As it is stated now with John's correction the thesis comes from my other question, which applied to this case shows that $$\sqrt{f_n^2} = f_n \rightarrow h = \sqrt{h^2} \text{ in } L^2 \quad \Leftrightarrow \quad f_n^2 \rightarrow h^2 \text{ in } L^1. $$ But the latter is equivalent to requiring $\int f_n^2 -h^2 \rightarrow 0, $ which is one of the hypotheses.

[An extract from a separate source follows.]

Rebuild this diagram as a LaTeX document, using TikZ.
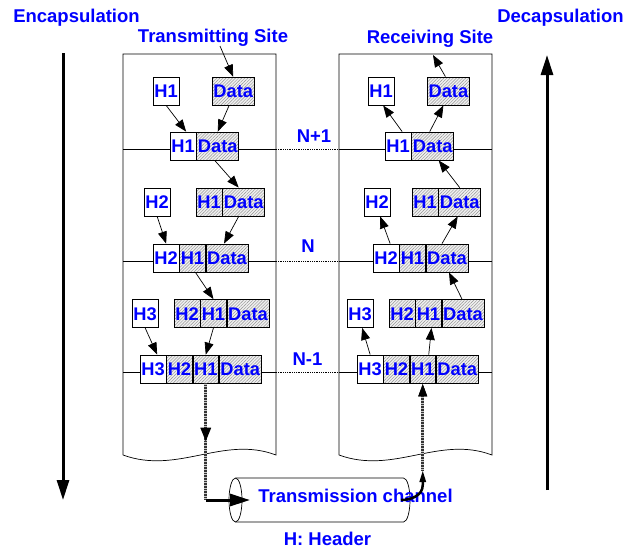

Thus reading backwards this answer we have the thesis.

Answer 2

First note that $$ g_n^2=(g_n-f_n)^2+2f_n(g_n-f_n)+f_n^2. $$ Hence $$ \int g_n^2-\int f_n^2=\int (g_n-f_n)^2+2\int f_n(g_n-f_n)\ge\int (g_n-f_n)^2=\|g_n-f_n\|^2\ge 0. $$ And as $\int g_n^2\to\int h^2$ and $\int f_n^2\to\int h^2$, then $\|g_n-f_n\|\to 0$. But $$ \|h-f_n\|\le \|h-g_n\|+\|g_n-f_n\|\to 0, $$ and hence $\|h-f_n\|\to 0$.